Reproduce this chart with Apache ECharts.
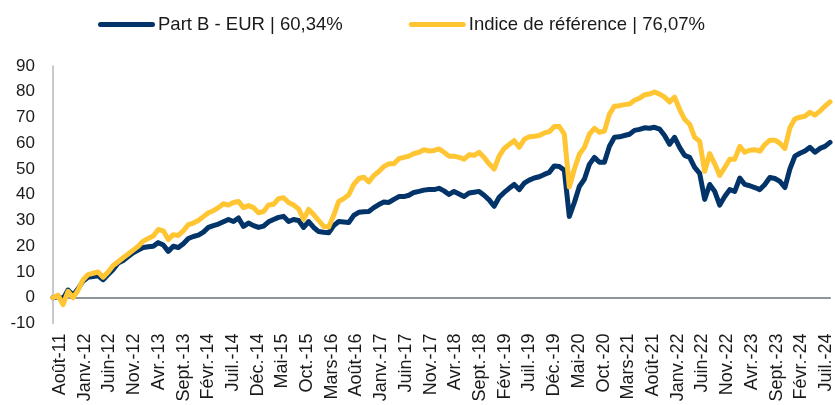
<!DOCTYPE html>
<html>
<head>
<meta charset="utf-8">
<script src="https://cdn.jsdelivr.net/npm/echarts@6/dist/echarts.min.js"></script>
<style>
html,body{margin:0;padding:0;background:#fff;}
#chart{width:835px;height:405px;}
</style>
</head>
<body>
<div id="chart"></div>
<script>
// Month names (French, Excel style) and start of the monthly series
const monthNames = ['Janv.','Févr.','Mars','Avr.','Mai','Juin','Juil.','Août','Sept.','Oct.','Nov.','Déc.'];
const startMonth = 7;   // Août
const startYear = 2011;
const monthCount = 156; // Août-11 .. Juil.-24

const categories = [];
for (let k = 0; k < monthCount; k++) {
  const m = (startMonth + k) % 12;
  const y = startYear + Math.floor((startMonth + k) / 12);
  categories.push(monthNames[m] + '-' + String(y % 100).padStart(2, '0'));
}

const yTicks = { min: -10, max: 90, interval: 10 };

const seriesNames = ['Part B - EUR | 60,34%', 'Indice de référence | 76,07%'];

const partB = [
  0, 0.5, -0.5, 3, 1, 3.5, 6.5, 8, 8.2, 8.5,
  7, 9, 11, 13.5, 14.5, 16, 17.5, 18.5, 19.5, 19.8,
  20, 21.4, 20.5, 18, 20, 19.5, 21, 23, 23.8, 24.3,
  25.5, 27.3, 28, 28.6, 29.5, 30.4, 29.6, 31, 27.7, 29,
  28, 27.3, 27.8, 29.5, 30.4, 31.2, 31.6, 29.6, 30.4, 30,
  27.3, 29.6, 27.3, 25.7, 25.4, 25.2, 28, 29.6, 29.4, 29.2,
  32, 33.2, 33.4, 33.5, 35, 36.2, 37.2, 37, 38.2, 39.3,
  39.3, 39.8, 40.9, 41.3, 41.8, 42, 42, 42.5, 41.5, 40.1,
  41.3, 40.3, 39.3, 40.7, 41, 41.3, 39.8, 38, 35.5, 39,
  40.9, 42.5, 44, 42, 44.5, 45.7, 46.5, 47, 47.9, 48.7,
  51.2, 51, 49.5, 31.6, 37, 43.2, 46, 51.8, 54.5, 52.6,
  52.6, 58.8, 62.3, 62.5, 63, 63.5, 65, 65.4, 66, 65.8,
  66.2, 65.5, 63, 59.6, 62.3, 58.4, 55.3, 54.5, 50.6, 48.3,
  38.2, 44, 41.3, 36, 39.3, 42, 41.3, 46.5, 44, 43.5,
  42.8, 42, 44, 46.7, 46.3, 45.2, 42.8, 50, 55, 56.1,
  57, 58.4, 56.5, 58, 58.8, 60.34
];

const indice = [
  0, 1, -2.7, 2.5, 0, 3, 7, 9, 9.5, 10,
  8, 10, 12.5, 14, 15.5, 17, 18.5, 20, 22, 23,
  24, 26.5, 26, 22.6, 24.5, 24.2, 26, 28.4, 29, 30,
  31.5, 33, 33.8, 35, 36.5, 36, 37, 37.4, 35, 35.8,
  35, 33, 33.5, 36, 36.3, 38.5, 38.8, 37, 36, 34.5,
  30.4, 34.3, 32.3, 30, 27.7, 27.5, 32, 37.4, 38.5, 40,
  44, 46.3, 46.8, 45, 47.5, 49, 51, 52, 52, 54,
  54.5, 55, 56, 56.5, 57.5, 57, 57.2, 57.8, 56.5, 55,
  55, 54.5, 53.8, 55.5, 55.3, 56.5, 54.5, 52, 50, 55,
  58, 59.5, 61, 58.4, 61.5, 62.5, 62.7, 63, 64, 64.5,
  66.5, 66.5, 63.5, 43, 50, 55.7, 58.4, 63.5, 65.8, 64.3,
  64.7, 71.3, 74.4, 74.6, 75, 75.2, 76.7, 77.5, 78.8, 79.1,
  79.9, 79.1, 77.9, 76, 77.9, 73.2, 69.3, 67.4, 62.3, 60.8,
  49.1, 56, 52, 47.5, 50.6, 53.8, 53.8, 58.8, 56.5, 57.3,
  57.5, 56.9, 59.5, 61.2, 61.2, 60, 58, 66, 69.5, 70.1,
  70.5, 72, 70.9, 72.5, 74.4, 76.07
];

const font = '"Liberation Sans", Arial, sans-serif';
const legendIcon = 'path://M2.5,0 H54.5 A2.5,2.5 0 0 1 54.5,5 H2.5 A2.5,2.5 0 0 1 2.5,0 Z';

const chart = echarts.init(document.getElementById('chart'), null, { renderer: 'canvas' });
chart.setOption({
  animation: false,
  backgroundColor: '#ffffff',
  textStyle: { fontFamily: font },
  legend: {
    left: 93,
    top: 10,
    itemWidth: 57,
    itemHeight: 5,
    itemGap: 66,
    icon: legendIcon,
    textStyle: { fontFamily: font, fontSize: 18.5, color: '#1a1a1a', padding: [0, 0, 0, -2] },
    data: seriesNames
  },
  grid: [
    { left: 53, right: 5, top: 66, bottom: 81.5, containLabel: false },
    { left: 60, right: 9, top: 66, bottom: 81.5, containLabel: false, show: false }
  ],
  xAxis: [
    {
      type: 'category',
      gridIndex: 0,
      data: categories,
      boundaryGap: false,
      position: 'bottom',
      axisLine: { show: true, onZero: true, lineStyle: { color: '#8c959d', width: 2 } },
      axisTick: { show: false },
      axisLabel: { show: false },
      splitLine: { show: false }
    },
    {
      type: 'category',
      gridIndex: 1,
      data: categories,
      boundaryGap: false,
      position: 'bottom',
      axisLine: { show: false, onZero: false },
      axisTick: { show: false },
      axisLabel: {
        interval: 4,
        rotate: 90,
        margin: 10,
        fontFamily: font,
        fontSize: 18,
        color: '#1a1a1a'
      },
      splitLine: { show: false }
    }
  ],
  yAxis: [
    {
      type: 'value',
      gridIndex: 0,
      min: yTicks.min,
      max: yTicks.max,
      interval: yTicks.interval,
      axisLine: { show: true, lineStyle: { color: '#b4b8bc', width: 1.5 } },
      axisTick: { show: false },
      splitLine: { show: false },
      axisLabel: { margin: 18, fontFamily: font, fontSize: 17, color: '#1a1a1a' }
    },
    {
      type: 'value',
      gridIndex: 1,
      min: yTicks.min,
      max: yTicks.max,
      interval: yTicks.interval,
      show: false
    }
  ],
  series: [
    {
      name: seriesNames[0],
      type: 'line',
      xAxisIndex: 0,
      yAxisIndex: 0,
      data: partB,
      showSymbol: false,
      symbol: 'none',
      color: '#02346a',
      lineStyle: { width: 5, color: '#02346a', cap: 'round', join: 'round' },
      z: 3
    },
    {
      name: seriesNames[1],
      type: 'line',
      xAxisIndex: 0,
      yAxisIndex: 0,
      data: indice,
      showSymbol: false,
      symbol: 'none',
      color: '#ffc533',
      lineStyle: { width: 5, color: '#ffc533', cap: 'round', join: 'round' },
      z: 4
    }
  ]
});
</script>
</body>
</html>
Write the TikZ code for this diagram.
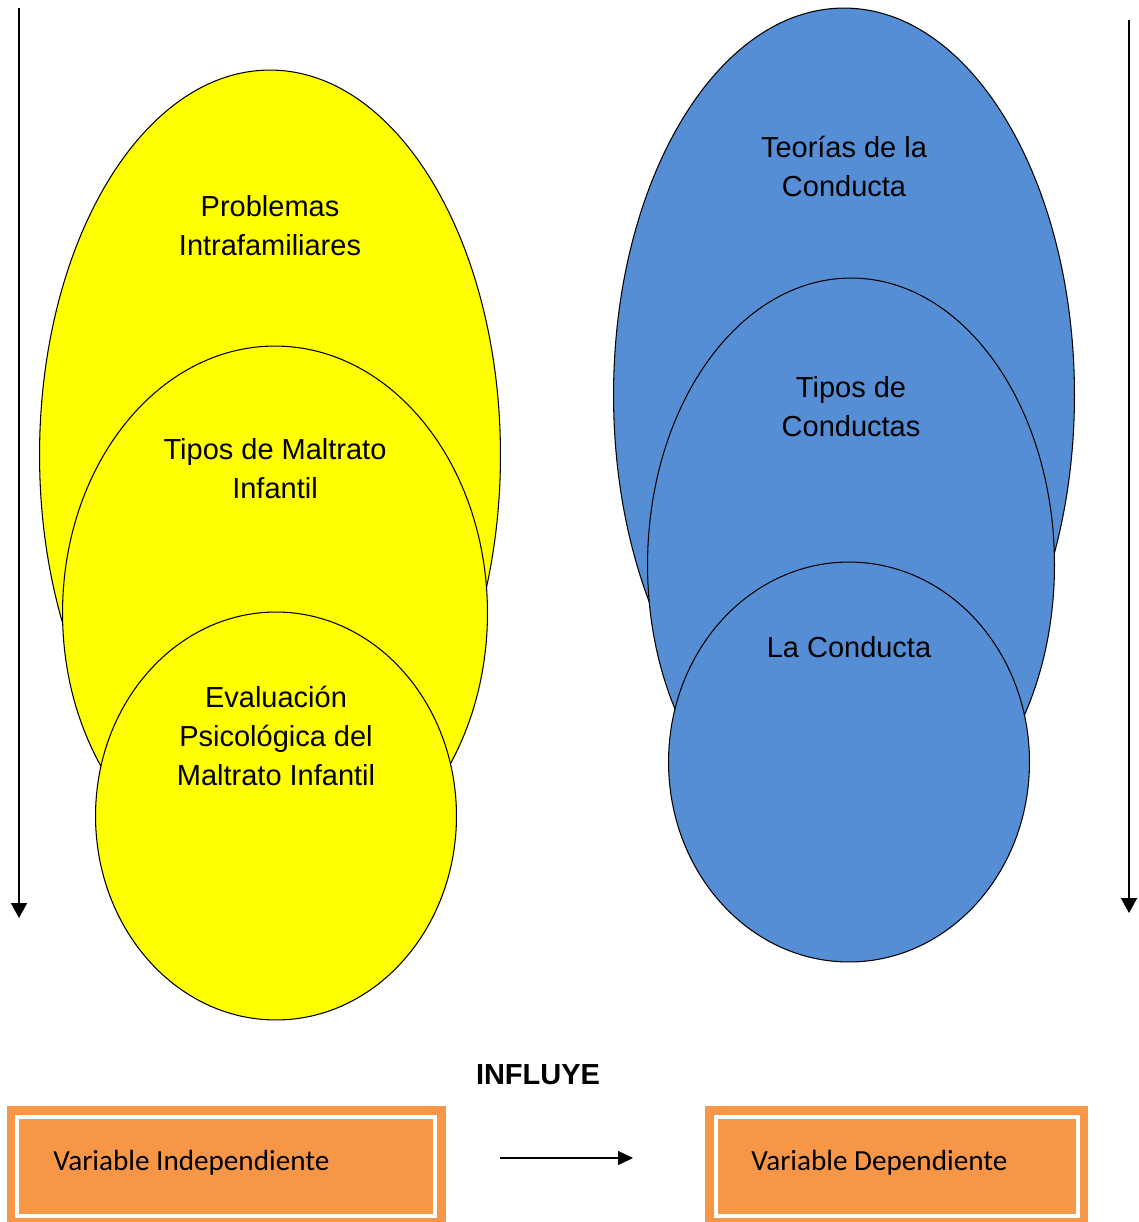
\documentclass[tikz,border=0pt]{standalone}
\usepackage{fontspec}
\setmainfont{Liberation Sans}
\newfontfamily\calibri{Carlito}
\usetikzlibrary{shapes.geometric,arrows.meta}

\definecolor{amarillo}{HTML}{FFFF00}
\definecolor{azul}{HTML}{558ED5}
\definecolor{naranja}{HTML}{F79646}

\tikzset{
	burbuja/.style={ellipse, draw=black, line width=.6pt, inner sep=0pt},
	rotulo/.style={align=center, font=\fontsize{16.5}{22.2}\selectfont},
	flecha/.style={line width=1.1pt, -{Triangle[length=0.3cm, width=0.32cm]}},
	cajafuera/.style={rectangle, fill=naranja, inner sep=0pt},
	cajadentro/.style={rectangle, draw=white, line width=2.3pt, inner sep=0pt},
	textovar/.style={anchor=west, inner sep=0pt, font=\calibri\fontsize{16.6}{20}\selectfont}
}

\begin{document}
\begin{tikzpicture}[x=0.02cm, y=-0.02cm]
	\useasboundingbox (0,0) rectangle (1138,1222);

	% columna izquierda
	\node[burbuja, fill=amarillo, minimum width=9.22cm, minimum height=15.4cm] (e1) at (270,455) {};
	\node[burbuja, fill=amarillo, minimum width=8.5cm, minimum height=10.68cm] (e2) at (275,613) {};
	\node[burbuja, fill=amarillo, minimum width=7.22cm, minimum height=8.16cm] (e3) at (276,816) {};
	\node[rotulo] (t1) at (270,226) {Problemas\\Intrafamiliares};
	\node[rotulo] (t2) at (275,469) {Tipos de Maltrato\\Infantil};
	\node[rotulo] (t3) at (276,736) {Evaluación\\Psicológica del\\Maltrato Infantil};

	% columna derecha
	\node[burbuja, fill=azul, minimum width=9.22cm, minimum height=15.48cm] (f1) at (844,395) {};
	\node[burbuja, fill=azul, minimum width=8.14cm, minimum height=11.48cm] (f2) at (851,565) {};
	\node[burbuja, fill=azul, minimum width=7.22cm, minimum height=8cm] (f3) at (849,762) {};
	\node[rotulo] (s1) at (844,166) {Teorías de la\\Conducta};
	\node[rotulo] (s2) at (851,407) {Tipos de\\Conductas};
	\node[rotulo] (s3) at (849,647) {La Conducta};

	% flechas laterales
	\coordinate (izqa) at (19,8);
	\coordinate (izqb) at (19,918);
	\coordinate (dera) at (1129,20);
	\coordinate (derb) at (1129,913);
	\draw[flecha] (izqa) -- (izqb);
	\draw[flecha] (dera) -- (derb);

	% variables
	\node[font=\bfseries\fontsize{16.5}{20}\selectfont] (influye) at (538,1075) {INFLUYE};
	\node[cajafuera, minimum width=8.78cm, minimum height=2.32cm] (vi) at (226.5,1164) {};
	\node[cajadentro, minimum width=8.36cm, minimum height=1.98cm] (vii) at (226,1166.5) {};
	\node[cajafuera, minimum width=7.66cm, minimum height=2.32cm] (vd) at (896.5,1164) {};
	\node[cajadentro, minimum width=7.25cm, minimum height=1.98cm] (vdi) at (896.75,1166.5) {};
	\node[textovar] (tvi) at (53,1163) {Variable Independiente};
	\node[textovar] (tvd) at (751,1163) {Variable Dependiente};
	\coordinate (ma) at (500,1158);
	\coordinate (mb) at (633,1158);
	\draw[line width=.8pt, -{Triangle[length=0.3cm, width=0.28cm]}] (ma) -- (mb);
\end{tikzpicture}
\end{document}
______
_Task directions_. From the first line above through the line containing "const seriesNames = ['Part", copy everything exactly, without the pictures.

_Answer for this exercise_.
Reproduce this chart with Apache ECharts.
<!DOCTYPE html>
<html>
<head>
<meta charset="utf-8">
<script src="https://cdn.jsdelivr.net/npm/echarts@6/dist/echarts.min.js"></script>
<style>
html,body{margin:0;padding:0;background:#fff;}
#chart{width:835px;height:405px;}
</style>
</head>
<body>
<div id="chart"></div>
<script>
// Month names (French, Excel style) and start of the monthly series
const monthNames = ['Janv.','Févr.','Mars','Avr.','Mai','Juin','Juil.','Août','Sept.','Oct.','Nov.','Déc.'];
const startMonth = 7;   // Août
const startYear = 2011;
const monthCount = 156; // Août-11 .. Juil.-24

const categories = [];
for (let k = 0; k < monthCount; k++) {
  const m = (startMonth + k) % 12;
  const y = startYear + Math.floor((startMonth + k) / 12);
  categories.push(monthNames[m] + '-' + String(y % 100).padStart(2, '0'));
}

const yTicks = { min: -10, max: 90, interval: 10 };

const seriesNames = ['Part B - EUR | 60,34%', 'Indice de référence | 76,07%'];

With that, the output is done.